Given instruction
Transcribe the listing verbatim. Do not carry over any pictures.

━━━━━━

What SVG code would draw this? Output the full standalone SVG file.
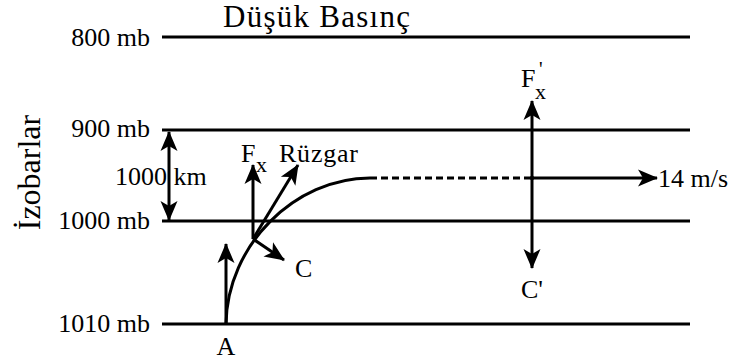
<svg xmlns="http://www.w3.org/2000/svg" width="731" height="361" viewBox="0 0 731 361">
<style>
  text { font-family: "Liberation Serif", "Times New Roman", serif; fill: #000; }
  .iso { stroke: #000; stroke-width: 3.2; fill: none; }
  .arr { stroke: #000; stroke-width: 3; fill: none; }
  .lbl { font-size: 26px; }
</style>
<defs>
  <marker id="ah" markerUnits="userSpaceOnUse" markerWidth="24" markerHeight="20" viewBox="-2 -10 24 20" refX="19" refY="0" orient="auto-start-reverse">
    <path d="M0,-8.5 L20,0 L0,8.5 L5,0 Z" fill="#000"/>
  </marker>
</defs>
<rect width="731" height="361" fill="#fff"/>

<g id="title">
  <text x="223" y="27" font-size="31" textLength="187">Düşük Basınç</text>
</g>
<g id="axis-label">
  <text transform="translate(40,172.5) rotate(-90)" text-anchor="middle" font-size="32">İzobarlar</text>
</g>

<g id="isobar-800">
  <line class="iso" x1="162" y1="37" x2="690" y2="37"/>
  <text class="lbl" x="150" y="46" text-anchor="end">800 mb</text>
</g>
<g id="isobar-900">
  <line class="iso" x1="162" y1="130" x2="690" y2="130"/>
  <text class="lbl" x="150" y="137" text-anchor="end">900 mb</text>
</g>
<g id="isobar-1000">
  <line class="iso" x1="162" y1="221" x2="690" y2="221"/>
  <text class="lbl" x="150" y="229" text-anchor="end">1000 mb</text>
</g>
<g id="isobar-1010">
  <line class="iso" x1="162" y1="324" x2="690" y2="324"/>
  <text class="lbl" x="150" y="332" text-anchor="end">1010 mb</text>
</g>

<g id="connectors">
  <line class="arr" x1="169" y1="176" x2="169" y2="132" marker-end="url(#ah)"/>
  <line class="arr" x1="169" y1="176" x2="169" y2="220" marker-end="url(#ah)"/>
  <path class="arr" d="M226,324 C227,245 295,178 370,178"/>
  <line class="arr" x1="370" y1="178" x2="532" y2="178" stroke-dasharray="7,4"/>
  <line class="arr" x1="532" y1="178" x2="657" y2="178" marker-end="url(#ah)"/>
  <line class="arr" x1="226" y1="324" x2="226" y2="244" marker-end="url(#ah)"/>
  <line class="arr" x1="253" y1="239" x2="253" y2="165" marker-end="url(#ah)"/>
  <line class="arr" x1="253" y1="239" x2="298" y2="165" marker-end="url(#ah)"/>
  <line class="arr" x1="253" y1="239" x2="284" y2="260" marker-end="url(#ah)"/>
  <line class="arr" x1="532" y1="180" x2="532" y2="101" marker-end="url(#ah)"/>
  <line class="arr" x1="532" y1="176" x2="532" y2="268" marker-end="url(#ah)"/>
</g>

<g id="label-1000km">
  <text class="lbl" x="115" y="185">1000 km</text>
</g>
<g id="label-A">
  <text class="lbl" x="226" y="355" text-anchor="middle">A</text>
</g>
<g id="label-Fx">
  <text class="lbl" x="241" y="162">F</text>
  <text x="256" y="172" font-size="22">x</text>
</g>
<g id="label-ruzgar">
  <text class="lbl" x="279" y="162" textLength="79">Rüzgar</text>
</g>
<g id="label-C">
  <text class="lbl" x="295" y="277">C</text>
</g>
<g id="label-Fx-prime">
  <text class="lbl" x="521" y="87">F</text>
  <text x="539" y="76" font-size="20">'</text>
  <text x="535" y="99" font-size="22">x</text>
</g>
<g id="label-C-prime">
  <text class="lbl" x="532" y="298" text-anchor="middle">C'</text>
</g>
<g id="label-speed">
  <text class="lbl" x="658" y="187">14 m/s</text>
</g>
</svg>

━━━━━━

Finished task
What SVG code would draw this? Output the full standalone SVG file.
<svg xmlns="http://www.w3.org/2000/svg" width="731" height="361" viewBox="0 0 731 361">
<style>
  text { font-family: "Liberation Serif", "Times New Roman", serif; fill: #000; }
  .iso { stroke: #000; stroke-width: 3.2; fill: none; }
  .arr { stroke: #000; stroke-width: 3; fill: none; }
  .lbl { font-size: 26px; }
</style>
<defs>
  <marker id="ah" markerUnits="userSpaceOnUse" markerWidth="24" markerHeight="20" viewBox="-2 -10 24 20" refX="19" refY="0" orient="auto-start-reverse">
    <path d="M0,-8.5 L20,0 L0,8.5 L5,0 Z" fill="#000"/>
  </marker>
</defs>
<rect width="731" height="361" fill="#fff"/>

<g id="title">
  <text x="223" y="27" font-size="31" textLength="187">Düşük Basınç</text>
</g>
<g id="axis-label">
  <text transform="translate(40,172.5) rotate(-90)" text-anchor="middle" font-size="32">İzobarlar</text>
</g>

<g id="isobar-800">
  <line class="iso" x1="162" y1="37" x2="690" y2="37"/>
  <text class="lbl" x="150" y="46" text-anchor="end">800 mb</text>
</g>
<g id="isobar-900">
  <line class="iso" x1="162" y1="130" x2="690" y2="130"/>
  <text class="lbl" x="150" y="137" text-anchor="end">900 mb</text>
</g>
<g id="isobar-1000">
  <line class="iso" x1="162" y1="221" x2="690" y2="221"/>
  <text class="lbl" x="150" y="229" text-anchor="end">1000 mb</text>
</g>
<g id="isobar-1010">
  <line class="iso" x1="162" y1="324" x2="690" y2="324"/>
  <text class="lbl" x="150" y="332" text-anchor="end">1010 mb</text>
</g>

<g id="connectors">
  <line class="arr" x1="169" y1="176" x2="169" y2="132" marker-end="url(#ah)"/>
  <line class="arr" x1="169" y1="176" x2="169" y2="220" marker-end="url(#ah)"/>
  <path class="arr" d="M226,324 C227,245 295,178 370,178"/>
  <line class="arr" x1="370" y1="178" x2="532" y2="178" stroke-dasharray="7,4"/>
  <line class="arr" x1="532" y1="178" x2="657" y2="178" marker-end="url(#ah)"/>
  <line class="arr" x1="226" y1="324" x2="226" y2="244" marker-end="url(#ah)"/>
  <line class="arr" x1="253" y1="239" x2="253" y2="165" marker-end="url(#ah)"/>
  <line class="arr" x1="253" y1="239" x2="298" y2="165" marker-end="url(#ah)"/>
  <line class="arr" x1="253" y1="239" x2="284" y2="260" marker-end="url(#ah)"/>
  <line class="arr" x1="532" y1="180" x2="532" y2="101" marker-end="url(#ah)"/>
  <line class="arr" x1="532" y1="176" x2="532" y2="268" marker-end="url(#ah)"/>
</g>

<g id="label-1000km">
  <text class="lbl" x="115" y="185">1000 km</text>
</g>
<g id="label-A">
  <text class="lbl" x="226" y="355" text-anchor="middle">A</text>
</g>
<g id="label-Fx">
  <text class="lbl" x="241" y="162">F</text>
  <text x="256" y="172" font-size="22">x</text>
</g>
<g id="label-ruzgar">
  <text class="lbl" x="279" y="162" textLength="79">Rüzgar</text>
</g>
<g id="label-C">
  <text class="lbl" x="295" y="277">C</text>
</g>
<g id="label-Fx-prime">
  <text class="lbl" x="521" y="87">F</text>
  <text x="539" y="76" font-size="20">'</text>
  <text x="535" y="99" font-size="22">x</text>
</g>
<g id="label-C-prime">
  <text class="lbl" x="532" y="298" text-anchor="middle">C'</text>
</g>
<g id="label-speed">
  <text class="lbl" x="658" y="187">14 m/s</text>
</g>
</svg>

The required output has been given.